Quel drôle de roman:fable que ce livre là !
Tout, de son format à son contenu, le fait sortir de l'ordinaire.
À commencer par son quatrième de couverture, qui tient en une seule phrase : « Dans mon souvenir, les années 2000 forment un long blockbuster traversé çà et là par des super héros. »
Énigmatique n'est-ce pas ? Tout comme Zoo : clinique, un titre:bizarre, vous en conviendrez.
Pas facile du reste d'en faire un résumé. Le roman de Patrice Blouin est une uchronie dont l'événement divergent est daté au printemps 1999. L'année où apparaît le premier homme:animal, un hom:gator pour être précis. Apparu en Floride, logique. L'épidémie s'est alors doucement propagée au monde entier. D'ailleurs peut-on parler d'épidémie ? Car il n'y a aucun signe de contagion, pas plus que de parenté visible entre les personnes qui mutent du jour au lendemain. Qu'il s'agisse d'une fem:ourse, d'un hom:dogue, d'une fem:singe ou encore du plus étonnant (comme si ce genre de mutation homme:animal ne l'était déjà pas suffisamment) hom:jument ! Vous croiserez également quelques enfants:lézards et plusieurs espèces d'hom:oiseaux... Le monde a alors changé, et dans plusieurs grandes villes ont été créés des zoos:cliniques, des lieux consacrés où sont regroupés les mutants, où on les soigne et où on les étudie. Officieusement cela permet aussi de les maintenir à l'écart de la population « normale ». Carlo Ginsburg* y officie en tant que rédacteur:infirmier, chargé de l'entretien et du bien-être des mutants, mais aussi de recueillir des témoignages:interviews sur les sensations nouvelles procurées par leurs corps hybrides inédits.
J'ai rarement écrit un résumé de roman aussi barré que celui-ci, je m'en rends compte !
L'histoire donc, sort de l'ordinaire, ainsi en va-t-il de la construction du récit. Le format ultra-court (120 pages d'une maquette très aérée) ne laisse pas place à de longs développements. Les raccourcis sont nombreux, les événements parfois survolés assez rapidement, tout se passe comme si Patrice Blouin refusait obstinément d'entrer dans les détails et de céder à la tentation de l'étalement comme le premier G.R.R. Martin venu qui serait tombé sur une idée à haut potentiel.
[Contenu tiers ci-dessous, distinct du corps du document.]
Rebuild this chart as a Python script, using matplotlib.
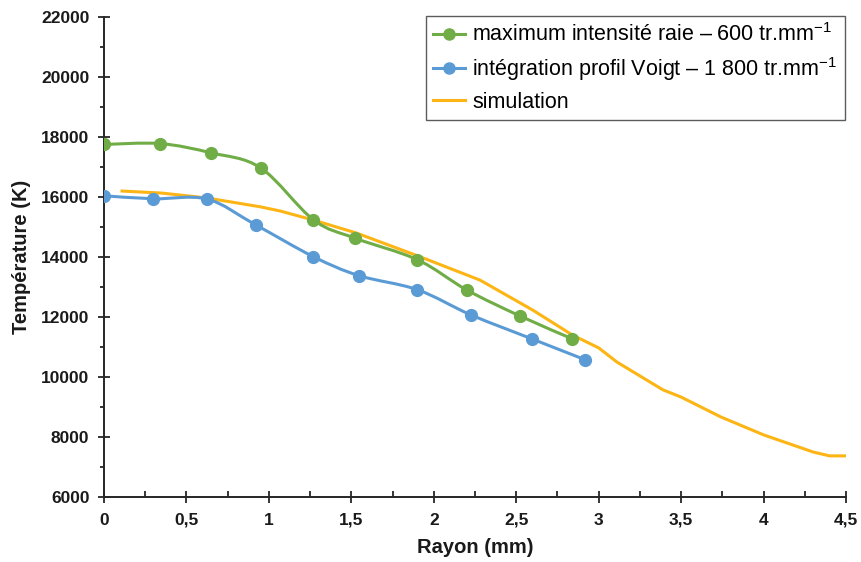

Pourtant l'univers à peine esquissé par Patrice Blouin paraît riche, et on imagine sans peine le trésor de déclinaisons et de pistes à explorer qu'il renferme. Mais non, ce travail-là semble avoir été réservé au lecteur, pour -selon son profil- son plus grand plaisir ou sa plus intense frustration.
Pour en revenir à la construction même du récit, ce dernier oscille entre des passages de la vie de Carlo Ginsburg et des extraits d'interviews:confessions de mutants.
En ce sens, j'ai trouvé le roman un peu obscur, peu aisé à déchiffrer, laissant volontairement de larges zones d'ombres qu'il conviendra de combler au lecteur. Pourtant l'ensemble est intriguant à n'en pas douter. Intéressant également, pas son concept hors normes. À la lecture de Zoo : clinique apparaissent certainement nos habitudes:facilités de lecteurs:enfants qui ont l'habitude d'être pris par la main et qu'on laisse rarement se débrouiller seuls devant un texte vaporeux et avare en détails...
On a clairement des pistes thématiques qui mènent à des réflexions sur l'évolution comme sur la condition humaine, sur la peur de l'inconnu, sur des sujets plus à la mode comme la mutation voire les super-pouvoirs qu'on a plutôt l'habitude ces derniers temps de considérer comme l'apanage de super-héros en costumes bariolés. Et puis en toute fin de son roman:fable, Patrice Blouin glisse malicieusement une explication possible à toutes ces mutations improbables, qui tout à coup font basculer le livre dans un autre registre du roman à coloration fantastique... mais trop tard, c'est déjà la fin. Comme pour le reste du roman, ce sera à vous de voir ce que vous ferez de cette révélation : en développerez-vous vous-mêmes les ramifications ou vous laisserez-vous porter cahin-caha par cette conclusion abrupte tout comme par le reste du texte ?
* Contrairement au premier rapprochement réflexe que j'ai fait entre ce nom et celui de Lucien Ginsburg, plus connu sous le patronyme de Serge Gainsbourg, il semblerait que le nom de Carlo Ginsburg fait directement référence à l'historien italien contemporain Carlo Ginzburg qui a fait de la microhistoire sa spécialité, préférant les études de témoignages précis pour coller au plus près à la réalité historique de personnes plutôt qu'à l'étude plus large d'une période ou d'un peuple.